• TASK INSTRUCTIONS:
Copy exactly the lines from the one containing "What React, TypeScript" through the one containing "XAxis, YAxis, CartesianGrid", both included, and nothing else.

Source code of charts
☆ ☆ ☆ ☆
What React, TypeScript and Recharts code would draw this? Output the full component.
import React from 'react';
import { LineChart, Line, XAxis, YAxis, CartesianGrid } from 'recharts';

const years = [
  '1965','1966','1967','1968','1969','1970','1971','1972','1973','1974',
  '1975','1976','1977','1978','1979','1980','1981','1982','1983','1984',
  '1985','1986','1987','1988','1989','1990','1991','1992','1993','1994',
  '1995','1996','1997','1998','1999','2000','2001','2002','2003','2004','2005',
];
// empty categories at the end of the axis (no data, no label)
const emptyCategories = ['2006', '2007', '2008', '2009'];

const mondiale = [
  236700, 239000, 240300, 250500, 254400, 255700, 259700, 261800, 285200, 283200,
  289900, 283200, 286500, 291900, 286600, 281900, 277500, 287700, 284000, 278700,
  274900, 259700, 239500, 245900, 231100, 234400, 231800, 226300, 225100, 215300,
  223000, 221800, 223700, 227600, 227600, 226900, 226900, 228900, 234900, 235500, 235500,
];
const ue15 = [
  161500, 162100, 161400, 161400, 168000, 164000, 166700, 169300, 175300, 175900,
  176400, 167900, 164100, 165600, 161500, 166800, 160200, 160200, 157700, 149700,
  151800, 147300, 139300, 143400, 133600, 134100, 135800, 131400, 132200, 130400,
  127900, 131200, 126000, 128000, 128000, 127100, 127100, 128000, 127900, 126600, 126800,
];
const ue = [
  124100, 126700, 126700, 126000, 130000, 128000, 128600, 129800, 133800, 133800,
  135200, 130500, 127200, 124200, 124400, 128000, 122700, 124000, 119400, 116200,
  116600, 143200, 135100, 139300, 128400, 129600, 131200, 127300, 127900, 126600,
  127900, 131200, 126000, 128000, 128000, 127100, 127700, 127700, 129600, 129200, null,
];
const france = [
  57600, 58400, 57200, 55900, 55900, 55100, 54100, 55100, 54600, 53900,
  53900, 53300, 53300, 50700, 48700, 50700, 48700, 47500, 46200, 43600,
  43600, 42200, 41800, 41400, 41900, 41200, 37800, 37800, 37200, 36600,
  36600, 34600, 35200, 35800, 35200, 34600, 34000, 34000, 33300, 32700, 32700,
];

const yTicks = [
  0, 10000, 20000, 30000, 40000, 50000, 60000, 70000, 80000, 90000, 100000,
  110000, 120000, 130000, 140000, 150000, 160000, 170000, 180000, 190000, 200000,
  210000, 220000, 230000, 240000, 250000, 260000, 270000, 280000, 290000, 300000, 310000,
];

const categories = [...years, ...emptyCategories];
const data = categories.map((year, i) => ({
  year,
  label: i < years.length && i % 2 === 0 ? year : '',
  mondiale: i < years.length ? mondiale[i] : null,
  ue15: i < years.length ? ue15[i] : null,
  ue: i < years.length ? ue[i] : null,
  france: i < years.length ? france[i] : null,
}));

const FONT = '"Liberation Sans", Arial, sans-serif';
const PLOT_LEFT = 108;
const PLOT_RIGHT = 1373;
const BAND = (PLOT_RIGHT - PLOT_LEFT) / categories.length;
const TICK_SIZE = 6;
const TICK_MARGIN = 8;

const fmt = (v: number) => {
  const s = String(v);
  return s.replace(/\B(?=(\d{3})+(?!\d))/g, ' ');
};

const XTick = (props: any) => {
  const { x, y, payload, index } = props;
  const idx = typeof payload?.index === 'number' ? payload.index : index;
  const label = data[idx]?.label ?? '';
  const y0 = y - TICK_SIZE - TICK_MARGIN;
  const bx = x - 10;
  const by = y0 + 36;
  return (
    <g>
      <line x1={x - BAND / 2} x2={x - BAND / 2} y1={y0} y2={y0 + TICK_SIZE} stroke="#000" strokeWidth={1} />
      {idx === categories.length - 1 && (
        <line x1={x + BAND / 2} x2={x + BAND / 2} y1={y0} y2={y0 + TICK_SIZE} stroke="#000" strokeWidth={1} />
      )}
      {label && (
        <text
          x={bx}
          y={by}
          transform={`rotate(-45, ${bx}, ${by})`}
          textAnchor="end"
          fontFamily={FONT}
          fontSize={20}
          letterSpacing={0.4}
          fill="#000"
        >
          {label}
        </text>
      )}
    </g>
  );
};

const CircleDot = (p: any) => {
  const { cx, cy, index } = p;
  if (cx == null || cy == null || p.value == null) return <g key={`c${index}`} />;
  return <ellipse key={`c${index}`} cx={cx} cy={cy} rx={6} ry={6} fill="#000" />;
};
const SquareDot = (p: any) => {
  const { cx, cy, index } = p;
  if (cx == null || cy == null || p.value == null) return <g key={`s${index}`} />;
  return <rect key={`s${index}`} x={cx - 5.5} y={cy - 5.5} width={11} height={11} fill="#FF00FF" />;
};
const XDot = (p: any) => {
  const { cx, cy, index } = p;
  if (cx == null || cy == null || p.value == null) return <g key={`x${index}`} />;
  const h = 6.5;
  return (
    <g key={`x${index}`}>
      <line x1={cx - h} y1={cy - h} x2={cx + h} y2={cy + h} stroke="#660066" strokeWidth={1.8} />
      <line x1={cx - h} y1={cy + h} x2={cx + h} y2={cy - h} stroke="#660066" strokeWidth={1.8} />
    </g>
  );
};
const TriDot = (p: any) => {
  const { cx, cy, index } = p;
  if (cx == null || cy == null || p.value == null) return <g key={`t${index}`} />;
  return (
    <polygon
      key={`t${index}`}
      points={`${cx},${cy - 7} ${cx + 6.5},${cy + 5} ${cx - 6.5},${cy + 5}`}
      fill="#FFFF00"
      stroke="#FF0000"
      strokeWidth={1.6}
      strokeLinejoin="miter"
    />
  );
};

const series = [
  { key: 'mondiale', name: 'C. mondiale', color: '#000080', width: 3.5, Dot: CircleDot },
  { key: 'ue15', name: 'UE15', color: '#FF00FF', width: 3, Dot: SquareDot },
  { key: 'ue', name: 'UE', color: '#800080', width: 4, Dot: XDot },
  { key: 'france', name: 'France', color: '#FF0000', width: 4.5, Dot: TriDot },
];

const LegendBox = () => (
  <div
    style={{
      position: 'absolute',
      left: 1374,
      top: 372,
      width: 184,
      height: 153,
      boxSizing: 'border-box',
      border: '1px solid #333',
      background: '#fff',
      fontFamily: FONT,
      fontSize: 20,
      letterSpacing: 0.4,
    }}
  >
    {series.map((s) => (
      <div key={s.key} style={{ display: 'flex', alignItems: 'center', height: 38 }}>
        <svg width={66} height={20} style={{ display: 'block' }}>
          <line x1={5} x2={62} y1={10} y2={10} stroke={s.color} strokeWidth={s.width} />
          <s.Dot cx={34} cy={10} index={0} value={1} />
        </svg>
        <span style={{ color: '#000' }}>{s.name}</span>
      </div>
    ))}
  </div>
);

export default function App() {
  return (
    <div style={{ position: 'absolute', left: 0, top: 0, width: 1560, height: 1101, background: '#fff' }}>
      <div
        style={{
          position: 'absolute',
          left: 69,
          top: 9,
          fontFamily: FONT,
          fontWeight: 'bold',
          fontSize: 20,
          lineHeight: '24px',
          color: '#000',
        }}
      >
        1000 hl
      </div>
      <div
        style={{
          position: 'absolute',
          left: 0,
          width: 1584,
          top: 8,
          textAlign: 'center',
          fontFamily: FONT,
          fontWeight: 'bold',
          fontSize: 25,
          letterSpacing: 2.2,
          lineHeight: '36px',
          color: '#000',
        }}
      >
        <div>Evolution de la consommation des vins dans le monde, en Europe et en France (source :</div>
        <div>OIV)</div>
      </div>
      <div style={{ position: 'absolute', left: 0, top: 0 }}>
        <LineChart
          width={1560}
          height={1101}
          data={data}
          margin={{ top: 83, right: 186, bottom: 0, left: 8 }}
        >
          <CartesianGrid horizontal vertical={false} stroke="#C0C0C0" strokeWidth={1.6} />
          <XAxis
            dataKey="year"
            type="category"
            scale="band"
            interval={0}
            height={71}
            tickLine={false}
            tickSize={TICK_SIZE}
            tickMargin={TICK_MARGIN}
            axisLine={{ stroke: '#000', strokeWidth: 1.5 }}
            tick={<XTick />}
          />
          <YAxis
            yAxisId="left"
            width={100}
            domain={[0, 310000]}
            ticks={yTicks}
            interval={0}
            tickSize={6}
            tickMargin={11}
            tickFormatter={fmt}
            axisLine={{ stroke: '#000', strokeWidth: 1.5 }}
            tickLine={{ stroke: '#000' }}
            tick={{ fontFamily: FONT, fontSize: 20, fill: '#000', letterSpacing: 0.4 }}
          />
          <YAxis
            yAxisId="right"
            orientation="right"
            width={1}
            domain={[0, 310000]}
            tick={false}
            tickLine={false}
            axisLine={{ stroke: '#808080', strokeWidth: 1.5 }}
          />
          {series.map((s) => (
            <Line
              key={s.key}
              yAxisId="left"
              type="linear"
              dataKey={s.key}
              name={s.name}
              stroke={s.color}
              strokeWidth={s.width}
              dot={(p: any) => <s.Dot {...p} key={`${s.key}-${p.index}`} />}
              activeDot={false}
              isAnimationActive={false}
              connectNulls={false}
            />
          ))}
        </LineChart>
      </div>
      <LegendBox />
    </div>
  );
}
☆ ☆ ☆ ☆
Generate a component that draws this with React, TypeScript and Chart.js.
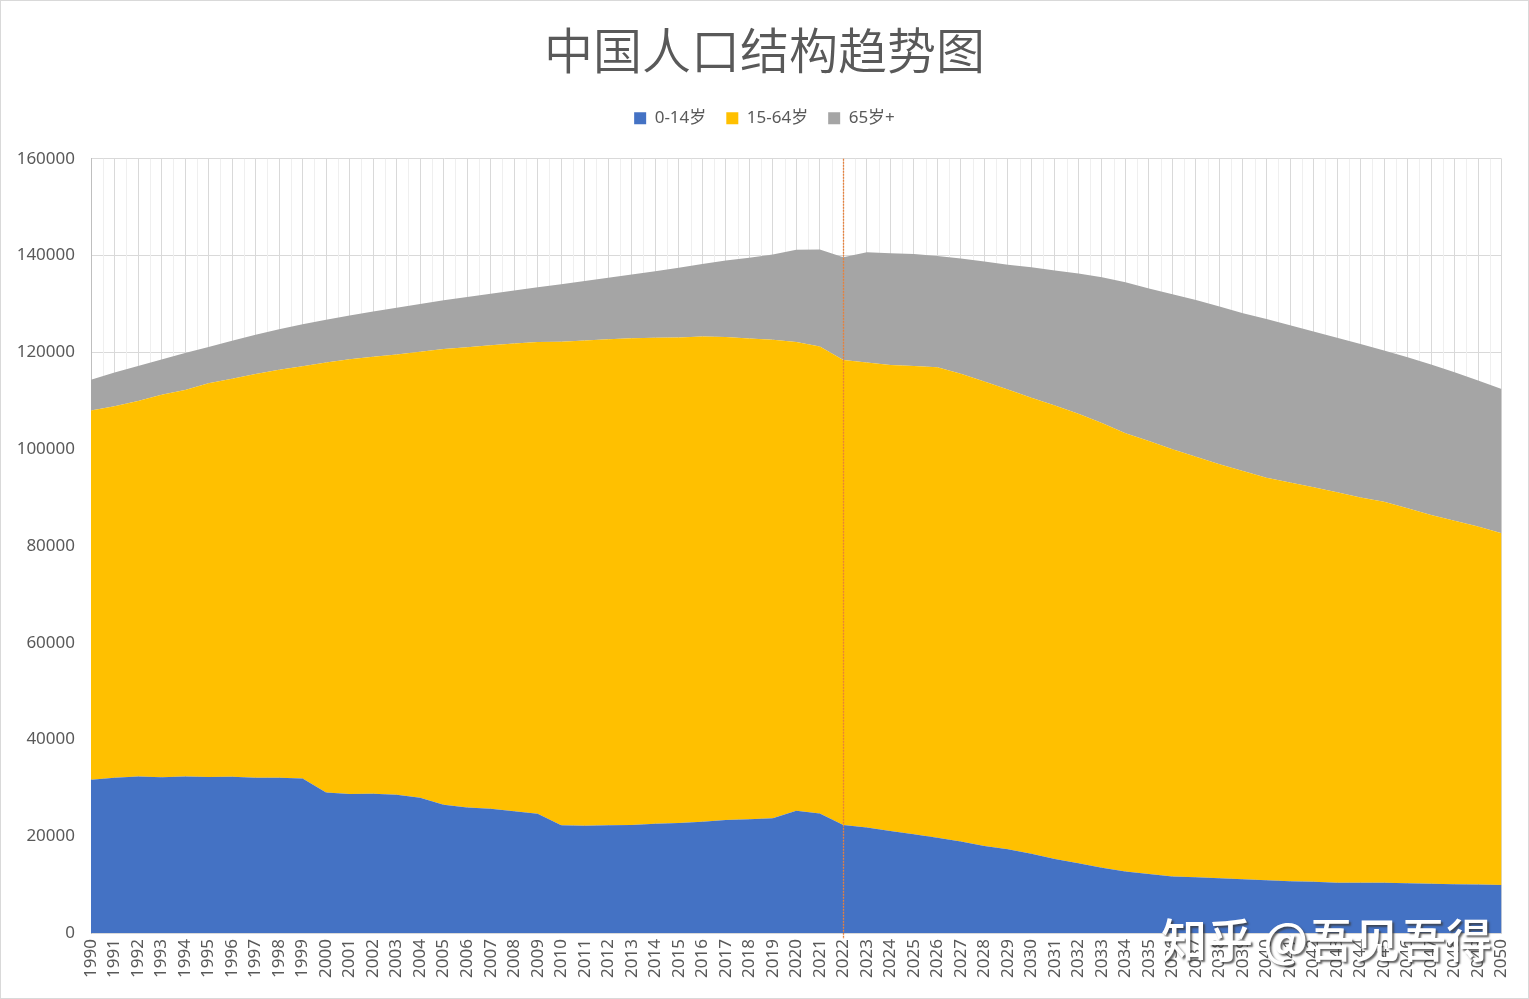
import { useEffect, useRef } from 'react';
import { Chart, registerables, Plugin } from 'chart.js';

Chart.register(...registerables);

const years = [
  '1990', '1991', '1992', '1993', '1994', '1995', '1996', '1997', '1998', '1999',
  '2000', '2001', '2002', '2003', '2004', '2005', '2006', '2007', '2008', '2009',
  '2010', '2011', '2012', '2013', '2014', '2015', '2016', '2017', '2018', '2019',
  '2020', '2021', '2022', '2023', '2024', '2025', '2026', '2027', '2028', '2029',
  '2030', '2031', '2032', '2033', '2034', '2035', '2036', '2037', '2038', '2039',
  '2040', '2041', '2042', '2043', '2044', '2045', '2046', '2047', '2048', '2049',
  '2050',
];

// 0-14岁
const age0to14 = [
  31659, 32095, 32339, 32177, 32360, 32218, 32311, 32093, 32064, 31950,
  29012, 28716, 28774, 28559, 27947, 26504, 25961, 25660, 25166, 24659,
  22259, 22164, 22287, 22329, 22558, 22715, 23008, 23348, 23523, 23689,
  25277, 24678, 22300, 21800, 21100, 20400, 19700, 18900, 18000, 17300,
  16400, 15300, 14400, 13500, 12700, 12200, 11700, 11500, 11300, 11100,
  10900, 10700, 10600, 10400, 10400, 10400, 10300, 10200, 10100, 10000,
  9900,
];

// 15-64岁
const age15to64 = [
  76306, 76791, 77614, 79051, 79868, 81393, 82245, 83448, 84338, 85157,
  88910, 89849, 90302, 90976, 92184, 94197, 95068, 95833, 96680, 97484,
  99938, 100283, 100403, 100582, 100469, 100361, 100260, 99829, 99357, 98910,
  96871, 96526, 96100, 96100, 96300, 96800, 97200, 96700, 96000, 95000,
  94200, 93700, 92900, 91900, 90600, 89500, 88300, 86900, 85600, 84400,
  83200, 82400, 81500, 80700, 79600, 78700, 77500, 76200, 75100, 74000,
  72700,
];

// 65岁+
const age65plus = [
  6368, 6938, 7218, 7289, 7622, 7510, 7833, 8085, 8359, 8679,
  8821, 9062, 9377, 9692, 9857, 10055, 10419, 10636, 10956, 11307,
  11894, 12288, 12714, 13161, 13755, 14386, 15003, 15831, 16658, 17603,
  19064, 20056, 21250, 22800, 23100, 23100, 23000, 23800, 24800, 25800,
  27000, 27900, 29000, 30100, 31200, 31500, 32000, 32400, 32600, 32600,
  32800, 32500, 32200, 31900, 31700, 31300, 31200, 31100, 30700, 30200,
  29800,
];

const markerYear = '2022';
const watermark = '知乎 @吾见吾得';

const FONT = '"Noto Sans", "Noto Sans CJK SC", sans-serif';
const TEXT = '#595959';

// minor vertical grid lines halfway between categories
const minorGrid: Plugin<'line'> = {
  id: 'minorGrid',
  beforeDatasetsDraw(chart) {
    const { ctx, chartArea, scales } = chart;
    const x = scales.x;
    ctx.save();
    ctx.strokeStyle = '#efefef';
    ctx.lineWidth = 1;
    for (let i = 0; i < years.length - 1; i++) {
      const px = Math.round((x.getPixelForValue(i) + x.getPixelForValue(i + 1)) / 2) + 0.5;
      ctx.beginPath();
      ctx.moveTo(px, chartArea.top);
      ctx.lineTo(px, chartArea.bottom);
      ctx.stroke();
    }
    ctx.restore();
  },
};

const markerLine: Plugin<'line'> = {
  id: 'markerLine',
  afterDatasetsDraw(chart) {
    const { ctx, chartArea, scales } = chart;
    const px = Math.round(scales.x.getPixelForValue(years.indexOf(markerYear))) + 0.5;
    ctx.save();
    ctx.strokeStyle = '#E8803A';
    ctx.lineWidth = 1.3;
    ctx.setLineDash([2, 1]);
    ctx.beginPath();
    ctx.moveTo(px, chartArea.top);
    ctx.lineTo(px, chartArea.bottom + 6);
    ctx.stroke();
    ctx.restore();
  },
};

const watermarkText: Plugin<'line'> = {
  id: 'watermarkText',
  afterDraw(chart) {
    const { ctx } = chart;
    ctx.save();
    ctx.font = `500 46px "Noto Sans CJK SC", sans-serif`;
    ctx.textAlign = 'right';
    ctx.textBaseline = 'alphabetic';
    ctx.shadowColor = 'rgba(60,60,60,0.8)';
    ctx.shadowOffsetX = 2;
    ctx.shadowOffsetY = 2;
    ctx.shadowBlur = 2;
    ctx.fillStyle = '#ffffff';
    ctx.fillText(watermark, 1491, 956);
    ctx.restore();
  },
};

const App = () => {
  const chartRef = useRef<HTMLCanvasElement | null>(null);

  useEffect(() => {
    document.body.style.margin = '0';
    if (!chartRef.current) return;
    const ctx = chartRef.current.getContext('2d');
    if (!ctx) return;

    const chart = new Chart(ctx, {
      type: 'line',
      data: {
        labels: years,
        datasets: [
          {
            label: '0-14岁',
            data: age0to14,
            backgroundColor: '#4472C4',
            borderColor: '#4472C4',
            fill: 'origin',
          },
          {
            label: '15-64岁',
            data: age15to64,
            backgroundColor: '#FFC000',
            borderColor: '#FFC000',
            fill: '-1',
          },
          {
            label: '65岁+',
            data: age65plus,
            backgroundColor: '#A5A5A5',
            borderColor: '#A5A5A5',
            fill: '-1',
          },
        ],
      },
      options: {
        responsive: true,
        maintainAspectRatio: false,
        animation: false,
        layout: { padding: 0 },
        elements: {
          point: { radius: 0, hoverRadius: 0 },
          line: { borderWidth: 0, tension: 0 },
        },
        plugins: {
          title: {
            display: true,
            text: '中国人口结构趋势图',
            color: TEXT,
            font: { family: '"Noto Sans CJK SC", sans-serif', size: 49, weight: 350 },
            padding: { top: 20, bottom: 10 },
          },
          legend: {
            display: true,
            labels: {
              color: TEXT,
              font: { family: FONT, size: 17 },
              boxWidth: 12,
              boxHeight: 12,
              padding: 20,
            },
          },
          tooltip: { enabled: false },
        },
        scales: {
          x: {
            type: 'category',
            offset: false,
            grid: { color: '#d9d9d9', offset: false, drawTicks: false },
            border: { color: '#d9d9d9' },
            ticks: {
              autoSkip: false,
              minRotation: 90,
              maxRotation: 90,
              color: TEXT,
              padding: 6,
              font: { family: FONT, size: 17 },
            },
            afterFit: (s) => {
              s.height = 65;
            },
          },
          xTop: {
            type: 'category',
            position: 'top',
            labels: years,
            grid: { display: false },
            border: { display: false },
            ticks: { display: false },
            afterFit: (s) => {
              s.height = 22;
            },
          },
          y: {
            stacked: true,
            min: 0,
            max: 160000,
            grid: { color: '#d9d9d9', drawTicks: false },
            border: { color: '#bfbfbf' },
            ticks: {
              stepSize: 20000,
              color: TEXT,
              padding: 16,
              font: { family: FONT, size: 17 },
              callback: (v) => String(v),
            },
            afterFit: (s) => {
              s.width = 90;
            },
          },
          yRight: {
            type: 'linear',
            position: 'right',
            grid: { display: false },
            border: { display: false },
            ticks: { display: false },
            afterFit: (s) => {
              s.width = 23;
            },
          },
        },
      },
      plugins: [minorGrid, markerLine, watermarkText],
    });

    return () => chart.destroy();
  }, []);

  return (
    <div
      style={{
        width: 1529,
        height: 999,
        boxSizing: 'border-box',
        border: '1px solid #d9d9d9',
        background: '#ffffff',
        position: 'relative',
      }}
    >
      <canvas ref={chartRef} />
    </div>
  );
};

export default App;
☆ ☆ ☆ ☆
• FINAL RESULT:
What React, TypeScript and Recharts code would draw this? Output the full component.
import React from 'react';
import { LineChart, Line, XAxis, YAxis, CartesianGrid } from 'recharts';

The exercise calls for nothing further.